— Data section —
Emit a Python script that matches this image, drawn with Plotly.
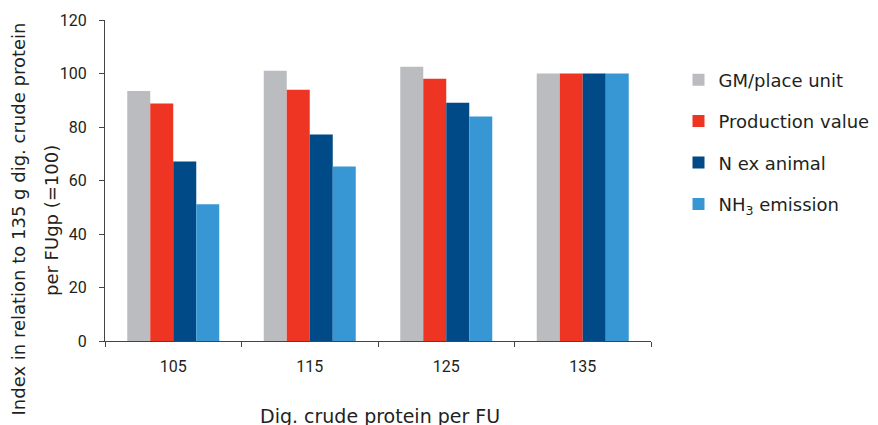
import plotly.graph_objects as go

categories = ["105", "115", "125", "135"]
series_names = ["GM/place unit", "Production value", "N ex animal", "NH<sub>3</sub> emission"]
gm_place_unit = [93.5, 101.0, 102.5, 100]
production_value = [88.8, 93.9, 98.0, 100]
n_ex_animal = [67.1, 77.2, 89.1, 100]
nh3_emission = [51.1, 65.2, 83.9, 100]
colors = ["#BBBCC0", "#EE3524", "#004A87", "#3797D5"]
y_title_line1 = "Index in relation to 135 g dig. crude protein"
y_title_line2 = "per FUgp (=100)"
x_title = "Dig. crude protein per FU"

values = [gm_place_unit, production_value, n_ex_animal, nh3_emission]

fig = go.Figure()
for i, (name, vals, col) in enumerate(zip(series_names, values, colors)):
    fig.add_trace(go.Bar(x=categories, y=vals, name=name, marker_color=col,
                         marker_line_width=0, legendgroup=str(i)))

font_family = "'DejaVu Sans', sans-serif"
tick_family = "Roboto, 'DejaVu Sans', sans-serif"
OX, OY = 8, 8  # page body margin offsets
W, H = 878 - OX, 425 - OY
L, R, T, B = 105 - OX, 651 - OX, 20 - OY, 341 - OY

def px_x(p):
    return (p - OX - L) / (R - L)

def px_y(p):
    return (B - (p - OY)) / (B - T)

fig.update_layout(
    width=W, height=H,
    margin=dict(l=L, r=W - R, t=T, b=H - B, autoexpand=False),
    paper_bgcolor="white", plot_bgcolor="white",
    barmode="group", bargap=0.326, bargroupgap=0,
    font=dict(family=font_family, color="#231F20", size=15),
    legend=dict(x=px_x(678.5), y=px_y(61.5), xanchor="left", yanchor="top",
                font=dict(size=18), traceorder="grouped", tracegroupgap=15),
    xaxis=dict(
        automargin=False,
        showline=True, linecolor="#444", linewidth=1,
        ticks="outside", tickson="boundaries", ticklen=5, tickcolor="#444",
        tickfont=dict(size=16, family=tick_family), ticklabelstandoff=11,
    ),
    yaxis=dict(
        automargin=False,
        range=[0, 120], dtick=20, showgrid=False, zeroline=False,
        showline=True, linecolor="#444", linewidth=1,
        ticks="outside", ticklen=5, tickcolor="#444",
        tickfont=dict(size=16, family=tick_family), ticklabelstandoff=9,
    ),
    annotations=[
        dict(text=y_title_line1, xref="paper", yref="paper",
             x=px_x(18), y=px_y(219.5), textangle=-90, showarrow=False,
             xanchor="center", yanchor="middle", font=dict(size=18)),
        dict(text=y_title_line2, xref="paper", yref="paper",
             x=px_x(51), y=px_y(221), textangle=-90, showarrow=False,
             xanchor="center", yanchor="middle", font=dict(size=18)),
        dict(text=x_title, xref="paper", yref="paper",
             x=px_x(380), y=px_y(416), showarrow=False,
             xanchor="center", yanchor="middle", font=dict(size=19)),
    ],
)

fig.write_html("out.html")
---
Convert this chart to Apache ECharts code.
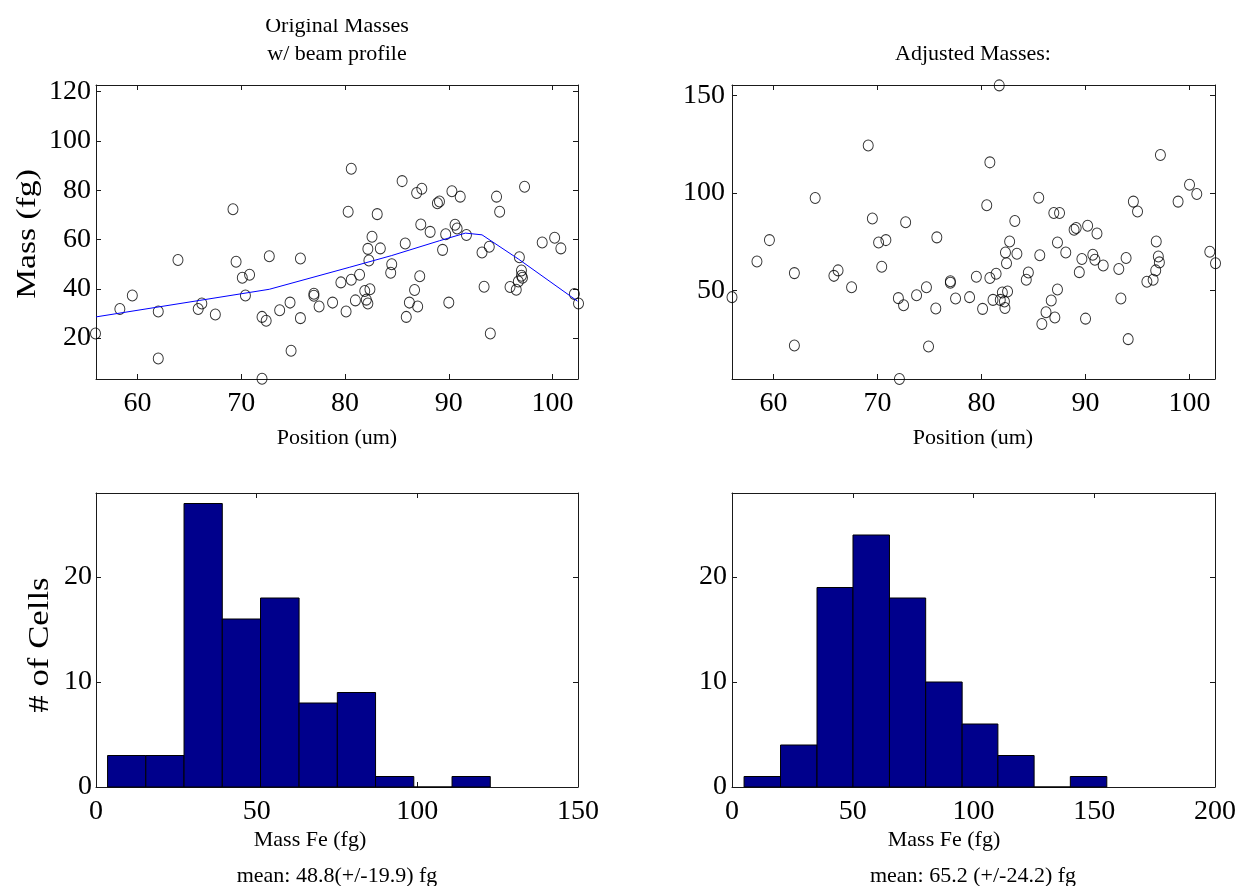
--
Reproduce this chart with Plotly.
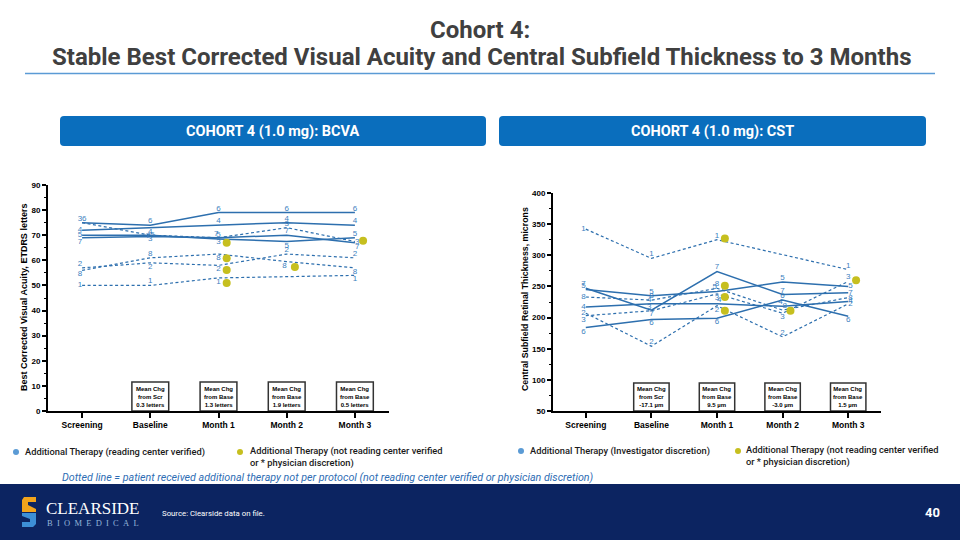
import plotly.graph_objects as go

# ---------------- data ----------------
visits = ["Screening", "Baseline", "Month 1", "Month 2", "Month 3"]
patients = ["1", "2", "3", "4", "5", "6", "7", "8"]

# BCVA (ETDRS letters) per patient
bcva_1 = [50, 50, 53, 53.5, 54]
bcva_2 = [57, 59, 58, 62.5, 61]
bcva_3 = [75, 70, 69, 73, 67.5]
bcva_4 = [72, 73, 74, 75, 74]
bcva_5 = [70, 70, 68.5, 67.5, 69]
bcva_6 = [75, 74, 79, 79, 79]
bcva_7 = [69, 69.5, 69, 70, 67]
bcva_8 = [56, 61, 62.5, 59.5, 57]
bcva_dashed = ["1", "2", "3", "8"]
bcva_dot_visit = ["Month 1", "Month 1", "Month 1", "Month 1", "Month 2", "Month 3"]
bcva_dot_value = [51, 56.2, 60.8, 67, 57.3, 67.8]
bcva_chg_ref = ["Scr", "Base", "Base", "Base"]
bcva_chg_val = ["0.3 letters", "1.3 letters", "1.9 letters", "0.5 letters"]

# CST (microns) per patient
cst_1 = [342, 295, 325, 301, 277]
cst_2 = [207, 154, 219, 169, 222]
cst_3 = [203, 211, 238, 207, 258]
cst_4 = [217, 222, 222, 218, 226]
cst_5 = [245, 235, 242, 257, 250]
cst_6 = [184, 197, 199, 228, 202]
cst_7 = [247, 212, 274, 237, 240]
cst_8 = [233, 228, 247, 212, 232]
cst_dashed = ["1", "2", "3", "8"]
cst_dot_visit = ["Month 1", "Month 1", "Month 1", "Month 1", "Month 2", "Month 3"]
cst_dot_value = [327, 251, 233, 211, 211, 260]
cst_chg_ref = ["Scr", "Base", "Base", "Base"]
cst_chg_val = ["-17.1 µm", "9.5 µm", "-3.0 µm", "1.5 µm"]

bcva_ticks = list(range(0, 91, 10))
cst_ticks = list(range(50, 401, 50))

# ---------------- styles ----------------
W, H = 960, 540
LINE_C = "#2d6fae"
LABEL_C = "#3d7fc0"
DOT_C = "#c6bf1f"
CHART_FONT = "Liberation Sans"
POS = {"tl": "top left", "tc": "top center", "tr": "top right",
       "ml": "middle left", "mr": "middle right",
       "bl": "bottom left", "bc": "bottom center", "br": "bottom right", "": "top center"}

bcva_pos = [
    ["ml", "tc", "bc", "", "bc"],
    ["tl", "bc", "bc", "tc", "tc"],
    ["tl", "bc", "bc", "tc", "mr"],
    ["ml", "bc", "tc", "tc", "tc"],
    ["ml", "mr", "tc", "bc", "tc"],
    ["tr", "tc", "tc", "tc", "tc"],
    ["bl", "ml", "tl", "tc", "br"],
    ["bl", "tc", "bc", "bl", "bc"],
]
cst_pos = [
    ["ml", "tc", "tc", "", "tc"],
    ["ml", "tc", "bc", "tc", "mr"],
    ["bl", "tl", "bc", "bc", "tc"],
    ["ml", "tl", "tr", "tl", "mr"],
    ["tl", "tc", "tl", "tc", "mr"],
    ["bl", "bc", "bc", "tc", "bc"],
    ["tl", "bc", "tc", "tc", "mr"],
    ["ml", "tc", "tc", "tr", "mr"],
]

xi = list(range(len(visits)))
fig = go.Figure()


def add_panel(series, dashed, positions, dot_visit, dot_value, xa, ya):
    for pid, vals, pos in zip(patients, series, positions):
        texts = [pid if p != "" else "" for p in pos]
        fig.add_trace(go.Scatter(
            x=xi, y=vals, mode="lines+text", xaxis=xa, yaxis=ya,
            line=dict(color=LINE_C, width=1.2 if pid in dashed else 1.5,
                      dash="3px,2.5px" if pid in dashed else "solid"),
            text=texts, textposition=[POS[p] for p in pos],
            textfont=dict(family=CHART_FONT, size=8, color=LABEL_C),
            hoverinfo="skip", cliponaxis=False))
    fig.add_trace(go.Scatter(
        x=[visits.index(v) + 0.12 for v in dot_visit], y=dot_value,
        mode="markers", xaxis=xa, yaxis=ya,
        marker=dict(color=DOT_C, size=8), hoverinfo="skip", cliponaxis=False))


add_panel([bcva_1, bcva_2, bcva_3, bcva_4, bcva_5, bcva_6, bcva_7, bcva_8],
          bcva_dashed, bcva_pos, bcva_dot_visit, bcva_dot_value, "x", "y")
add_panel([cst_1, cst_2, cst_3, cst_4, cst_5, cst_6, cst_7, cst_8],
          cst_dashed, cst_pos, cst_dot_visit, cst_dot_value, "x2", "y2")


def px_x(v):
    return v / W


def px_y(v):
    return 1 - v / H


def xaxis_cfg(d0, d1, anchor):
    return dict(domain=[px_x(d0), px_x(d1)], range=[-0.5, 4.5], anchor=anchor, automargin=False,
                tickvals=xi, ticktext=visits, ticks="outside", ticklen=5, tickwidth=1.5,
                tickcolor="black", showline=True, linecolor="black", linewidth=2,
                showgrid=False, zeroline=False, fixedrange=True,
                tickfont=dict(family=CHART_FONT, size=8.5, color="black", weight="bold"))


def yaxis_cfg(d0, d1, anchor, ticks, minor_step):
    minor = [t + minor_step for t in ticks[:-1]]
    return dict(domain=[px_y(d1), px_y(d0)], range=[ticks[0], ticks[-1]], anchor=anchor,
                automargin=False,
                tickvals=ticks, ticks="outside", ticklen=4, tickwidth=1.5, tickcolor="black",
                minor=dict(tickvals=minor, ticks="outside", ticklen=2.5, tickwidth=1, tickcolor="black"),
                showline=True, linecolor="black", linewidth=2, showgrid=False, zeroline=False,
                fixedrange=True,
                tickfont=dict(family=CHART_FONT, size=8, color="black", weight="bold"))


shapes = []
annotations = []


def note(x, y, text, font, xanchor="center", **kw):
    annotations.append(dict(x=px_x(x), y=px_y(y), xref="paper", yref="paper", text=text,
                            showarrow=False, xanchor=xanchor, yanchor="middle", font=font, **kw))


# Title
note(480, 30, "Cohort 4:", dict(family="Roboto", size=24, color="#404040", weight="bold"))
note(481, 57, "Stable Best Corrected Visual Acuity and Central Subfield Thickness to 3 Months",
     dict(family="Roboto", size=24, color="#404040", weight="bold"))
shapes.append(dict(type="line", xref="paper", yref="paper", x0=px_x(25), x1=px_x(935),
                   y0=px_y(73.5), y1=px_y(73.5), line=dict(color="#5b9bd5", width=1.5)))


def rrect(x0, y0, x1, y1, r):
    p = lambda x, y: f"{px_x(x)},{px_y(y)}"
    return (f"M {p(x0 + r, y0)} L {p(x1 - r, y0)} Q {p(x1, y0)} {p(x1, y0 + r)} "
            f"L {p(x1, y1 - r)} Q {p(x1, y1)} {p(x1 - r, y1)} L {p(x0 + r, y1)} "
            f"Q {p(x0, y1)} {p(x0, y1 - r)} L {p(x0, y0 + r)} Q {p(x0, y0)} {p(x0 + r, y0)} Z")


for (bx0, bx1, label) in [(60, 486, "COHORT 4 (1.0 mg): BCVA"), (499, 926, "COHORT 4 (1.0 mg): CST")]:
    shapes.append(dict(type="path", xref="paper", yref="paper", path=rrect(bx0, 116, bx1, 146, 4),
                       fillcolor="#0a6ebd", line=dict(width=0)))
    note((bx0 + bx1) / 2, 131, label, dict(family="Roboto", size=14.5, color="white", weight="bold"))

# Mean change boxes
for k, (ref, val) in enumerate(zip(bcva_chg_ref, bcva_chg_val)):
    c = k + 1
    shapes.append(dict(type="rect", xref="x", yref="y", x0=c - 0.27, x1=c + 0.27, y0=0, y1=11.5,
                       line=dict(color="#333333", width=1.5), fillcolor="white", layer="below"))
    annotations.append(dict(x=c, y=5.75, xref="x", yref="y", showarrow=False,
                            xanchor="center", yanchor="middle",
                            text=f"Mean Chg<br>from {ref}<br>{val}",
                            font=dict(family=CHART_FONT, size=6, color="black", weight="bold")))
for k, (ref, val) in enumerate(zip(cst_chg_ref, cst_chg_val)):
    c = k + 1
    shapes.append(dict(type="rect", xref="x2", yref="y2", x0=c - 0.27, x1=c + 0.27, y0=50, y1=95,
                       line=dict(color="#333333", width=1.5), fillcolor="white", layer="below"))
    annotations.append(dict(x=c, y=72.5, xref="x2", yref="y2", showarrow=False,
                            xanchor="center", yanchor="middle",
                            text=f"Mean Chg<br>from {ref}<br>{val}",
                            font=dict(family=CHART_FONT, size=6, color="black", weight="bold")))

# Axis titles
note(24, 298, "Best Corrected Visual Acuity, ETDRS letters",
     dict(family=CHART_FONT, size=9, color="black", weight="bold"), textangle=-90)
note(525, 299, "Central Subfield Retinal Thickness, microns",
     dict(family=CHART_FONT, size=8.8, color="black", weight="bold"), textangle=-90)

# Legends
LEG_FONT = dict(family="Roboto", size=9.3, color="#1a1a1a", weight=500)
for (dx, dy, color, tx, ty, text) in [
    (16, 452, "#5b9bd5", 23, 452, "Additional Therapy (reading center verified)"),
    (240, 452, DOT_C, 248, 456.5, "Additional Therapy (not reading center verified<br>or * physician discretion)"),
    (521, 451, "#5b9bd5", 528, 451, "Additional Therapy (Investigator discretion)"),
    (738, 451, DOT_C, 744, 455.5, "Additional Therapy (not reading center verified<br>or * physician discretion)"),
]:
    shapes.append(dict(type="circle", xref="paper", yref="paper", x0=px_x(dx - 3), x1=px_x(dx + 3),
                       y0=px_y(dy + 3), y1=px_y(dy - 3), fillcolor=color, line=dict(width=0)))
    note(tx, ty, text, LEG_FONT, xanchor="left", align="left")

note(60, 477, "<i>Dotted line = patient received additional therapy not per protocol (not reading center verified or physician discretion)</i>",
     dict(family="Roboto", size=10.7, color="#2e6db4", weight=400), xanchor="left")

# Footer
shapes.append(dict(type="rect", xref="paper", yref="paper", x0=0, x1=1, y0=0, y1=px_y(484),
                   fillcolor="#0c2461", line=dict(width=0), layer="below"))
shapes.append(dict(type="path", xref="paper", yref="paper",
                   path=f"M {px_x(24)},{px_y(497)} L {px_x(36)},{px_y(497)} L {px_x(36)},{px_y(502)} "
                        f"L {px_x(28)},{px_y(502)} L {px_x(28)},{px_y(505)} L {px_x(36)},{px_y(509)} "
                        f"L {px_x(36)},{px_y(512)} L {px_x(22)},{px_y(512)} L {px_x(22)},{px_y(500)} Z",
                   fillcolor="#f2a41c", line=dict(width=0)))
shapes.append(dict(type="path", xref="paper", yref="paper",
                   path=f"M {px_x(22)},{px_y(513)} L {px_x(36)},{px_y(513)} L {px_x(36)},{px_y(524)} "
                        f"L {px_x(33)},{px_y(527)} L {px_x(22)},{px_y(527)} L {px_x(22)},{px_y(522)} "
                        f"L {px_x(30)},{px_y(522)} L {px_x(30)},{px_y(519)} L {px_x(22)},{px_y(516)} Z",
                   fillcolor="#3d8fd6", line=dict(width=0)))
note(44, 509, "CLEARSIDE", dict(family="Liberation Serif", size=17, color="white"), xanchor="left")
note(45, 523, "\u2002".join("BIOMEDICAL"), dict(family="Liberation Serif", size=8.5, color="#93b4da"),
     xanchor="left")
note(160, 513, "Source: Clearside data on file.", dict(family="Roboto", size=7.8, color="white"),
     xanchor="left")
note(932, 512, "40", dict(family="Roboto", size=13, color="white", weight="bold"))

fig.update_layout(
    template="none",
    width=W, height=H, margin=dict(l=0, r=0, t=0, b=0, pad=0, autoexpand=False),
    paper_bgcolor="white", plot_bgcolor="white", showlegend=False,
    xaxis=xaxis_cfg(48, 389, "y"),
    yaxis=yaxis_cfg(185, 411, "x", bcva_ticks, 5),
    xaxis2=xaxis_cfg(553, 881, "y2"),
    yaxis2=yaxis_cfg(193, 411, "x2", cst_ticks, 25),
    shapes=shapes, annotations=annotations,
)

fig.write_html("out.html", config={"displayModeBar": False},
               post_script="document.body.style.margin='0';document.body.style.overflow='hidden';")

— Exercise brief —
What's needed is an exact copy of the lines above from the one with "Emit a Python" through the one with "return (B - (p - OY)) / (B - T)", both included; the pictures stay out.

— Result of this exercise —
Emit a Python script that matches this image, drawn with Plotly.
import plotly.graph_objects as go

categories = ["105", "115", "125", "135"]
series_names = ["GM/place unit", "Production value", "N ex animal", "NH<sub>3</sub> emission"]
gm_place_unit = [93.5, 101.0, 102.5, 100]
production_value = [88.8, 93.9, 98.0, 100]
n_ex_animal = [67.1, 77.2, 89.1, 100]
nh3_emission = [51.1, 65.2, 83.9, 100]
colors = ["#BBBCC0", "#EE3524", "#004A87", "#3797D5"]
y_title_line1 = "Index in relation to 135 g dig. crude protein"
y_title_line2 = "per FUgp (=100)"
x_title = "Dig. crude protein per FU"

values = [gm_place_unit, production_value, n_ex_animal, nh3_emission]

fig = go.Figure()
for i, (name, vals, col) in enumerate(zip(series_names, values, colors)):
    fig.add_trace(go.Bar(x=categories, y=vals, name=name, marker_color=col,
                         marker_line_width=0, legendgroup=str(i)))

font_family = "'DejaVu Sans', sans-serif"
tick_family = "Roboto, 'DejaVu Sans', sans-serif"
OX, OY = 8, 8  # page body margin offsets
W, H = 878 - OX, 425 - OY
L, R, T, B = 105 - OX, 651 - OX, 20 - OY, 341 - OY

def px_x(p):
    return (p - OX - L) / (R - L)

def px_y(p):
    return (B - (p - OY)) / (B - T)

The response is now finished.